Architect Cory Buckner is an advocate for the preservation of Crestwood Hills, a neighbourhood famed for its rare selection of houses from some of the world’s most famous mid-century modernist architects. Today Cory tells us more about her personal involvement in the community including the restoration of the striking Riley Residence.
Can you tell us a bit about Crestwood Hills and why it is important to preserve the legacy of the architects who imagined it?
Located in Brentwood, Crestwood Hills, was to be the only successful large-scale cooperative housing development in postwar Southern California. Developed from 1947-1951 by the Mutual Housing Association (MHA).
In an unusual approach to development, the 800-acre development was planned with the best land given over to the communal facilities: most on hillside land with views of Santa Monica Bay and the city.
The MHA brought together many of the leading figures in post-war Southern California. Architect Richard Neutra and other modernist architects were interviewed in the early stages of the planning process.
The houses they designed are oriented at odd angles to each other and each with a private open space in back, and a public face on the street.
Eventually, 80 of the original MHA designs were built. The Bel Air Fire in 1960 reduced this number to 45 and over the years other remaining houses were demolished or remodeled beyond recognition, which reduced the number even further.
When my late husband, Nick Roberts, and I moved into the neighborhood in 1994, we decided to start a preservation movement. Through time we were able to draw media attention to the uniqueness of the community and the architecture.
There are now 30 of the original designs and currently 19 of the remaining houses have been declared historic monuments with the City of Los Angeles.
Following on from that, what are the peculiarities of the Riley Residence compared to other houses in the area?
The original house purchased by Margaret Riley was a typical ranch style house positioned on the site with no deference to the view.
The neglected house sat on a beautiful piece of property and was just a few doors away from Crestwood Hills. A good friend of Margaret’s owned one of the original MHA mid-century houses that I had helped remodel. She recommended me to Margaret and we agreed that the existing house was not distinguished in any way and was demolished down to one or two standing walls.
Can you tell us a bit about the story of the Riley House and its owners?
My client, Margaret Riley, was a single woman with an eye to the future and a great interest in mid-century design. The program for the Riley Residence called for a house large enough for three bedrooms, a den, and a study upstairs, which could be converted easily to a guest quarters for a visiting niece.
The large lot is on busy Tigertail Road, and slopes to the rear with a grove of stately oak trees. The master suite and living room face the grove.
With the addition of a second story used as a study, the owners are now able to enjoy the spectacular Santa Monica Bay view to the southwest that had been not been visible from the existing one-story house.
Which features you saved and which ones were updated? Was it a conservative restoration or focused on updating for the modern living?

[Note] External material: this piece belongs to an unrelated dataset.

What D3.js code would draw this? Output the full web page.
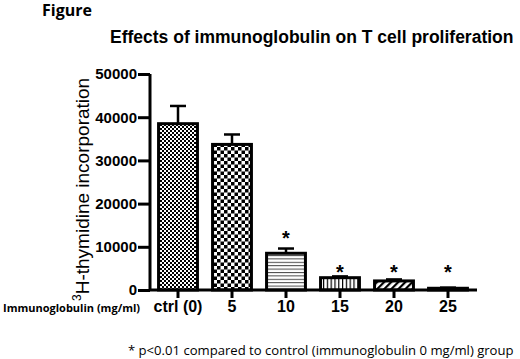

We saved no features from the existing house. Only two walls remained once demolition was completed. The project was a complete update to modern living but with a nod to the postwar modernist sensibility.
An existing two-story boxy house built across the street blocked the view of Santa Monica Bay from the existing first floor of the Tigertail house. Capturing this view by adding a second story seemed the logical approach.
What was the first question you asked to yourself when you got the assignment?
I saw immediately that the existing house had completely ignored the spectacular view to the southwest, so my first question was whether Margaret agreed that there was very little of the existing house worth keeping.
How important was the contribution of your clients, if there was any?
My client’s contribution to a project is always crucial. The design process involves both the architect and the owner in such a way that there is constant dialog and an end product that not only solves the client’s program but is something I am proud to have in my portfolio.
I was fortunate in that Margaret selected a very compatible interior designer, Gillian Lefkowitz, to work with the project early on. Margaret is a professional and is very respectful of the work of other professionals. She let both Gillian and me be creative within the program.
What advice would you give to someone who wants to buy a mid-century house today?
Be aware that most mid-century modernist houses were designed for servant less families of moderate income who did not mind two children to a bedroom. The needs of a family today quickly outgrow many of these older houses quickly and then the urge to remodel takes over. Great care should be taken to not deviate to far from the original structure and finishes of the existing house.
What advice would you give to new mid-century house owners who want to renovate their property?
If possible, live in the house at least six months. Many areas considered in need of expansion may prove to be acceptable with minor adjustments. Try to keep with color and material palettes of the time and hire an architect who is sensitive to this particular style of architecture.